A climbing vine with adhesive pads that cling onto nearly every surface. The growth is broad and fan-shaped, the shoots will grow horizontally as well as vertically. This ivy can reach a height of 20 meters and higher, with a yearly growth of 1 - 2 metres. The shoots may hang over. Foliage from May to October. Inconspicuous, tiny green-yellow flowers in early summer, small black berries, wich will feed bees and birds. Summer pruning as needed to restrain the vigorous growth habit, winter pruning as illustrated and described in photos.
The Boston Ivy, unlike other "wild grapes" usually has no need for any growth supports. However, in some cases and especially on wind-exposed walls, rope systems (see below) as Easy or Medium Support Systems to prevent collapsing may be required. In cases of very tall walls, Heavy or even Massive wire rope systems may be required. In very old specimens, the stem structure may need to be attached as per rope system 1010.

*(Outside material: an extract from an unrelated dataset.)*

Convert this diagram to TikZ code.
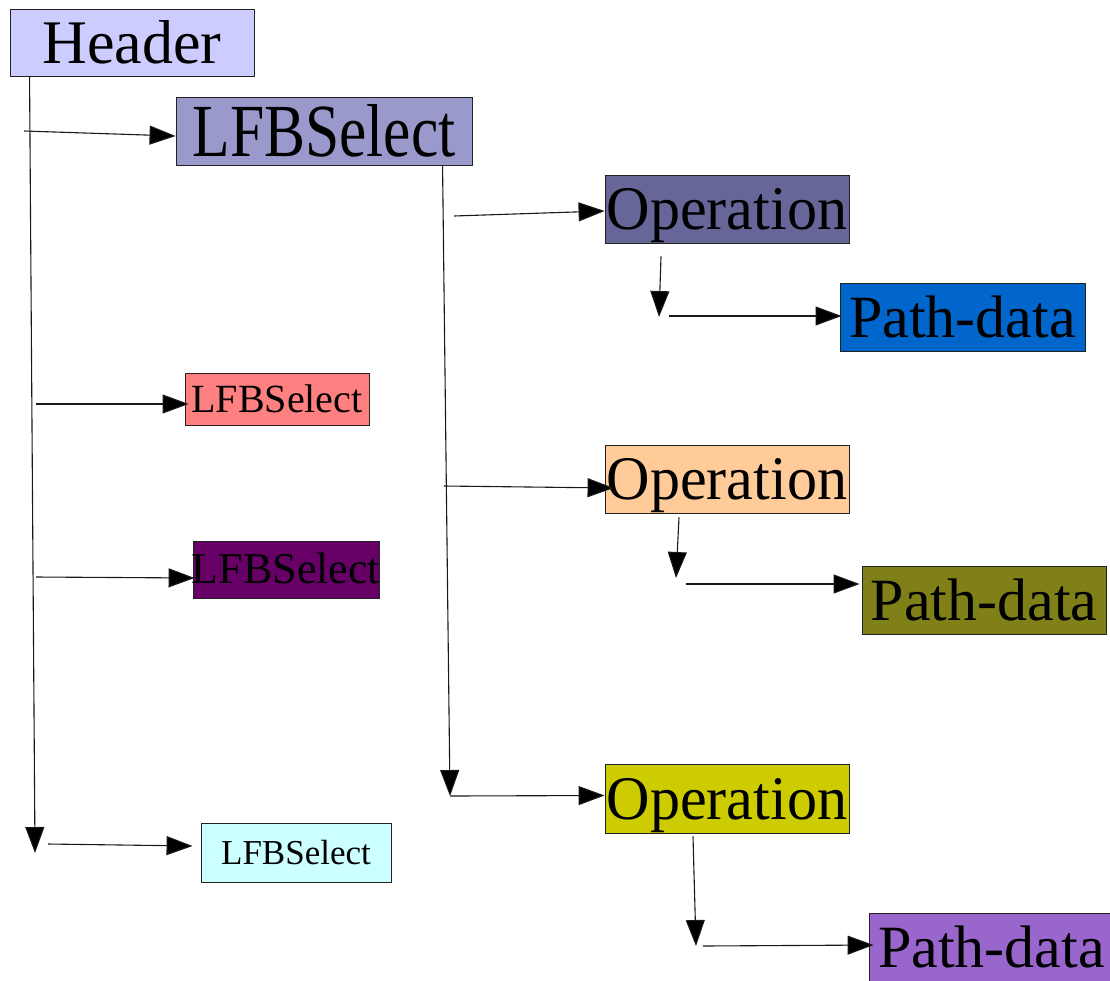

Boston Ivy can cause significant damage to buildings! The plant grows in a light-shunning way, and, as the shoots increase their stem girth, can blast apart building elements, block roller-shutter boxes and lift roof shingles. Insufficient removal of foliage may also block roof gutters. A frequently asked question during the restoration of a façade is how to deal with the remaining adhesive roots of torn-off plants: the only solution is to burn them off / torch them and then repaint the wall!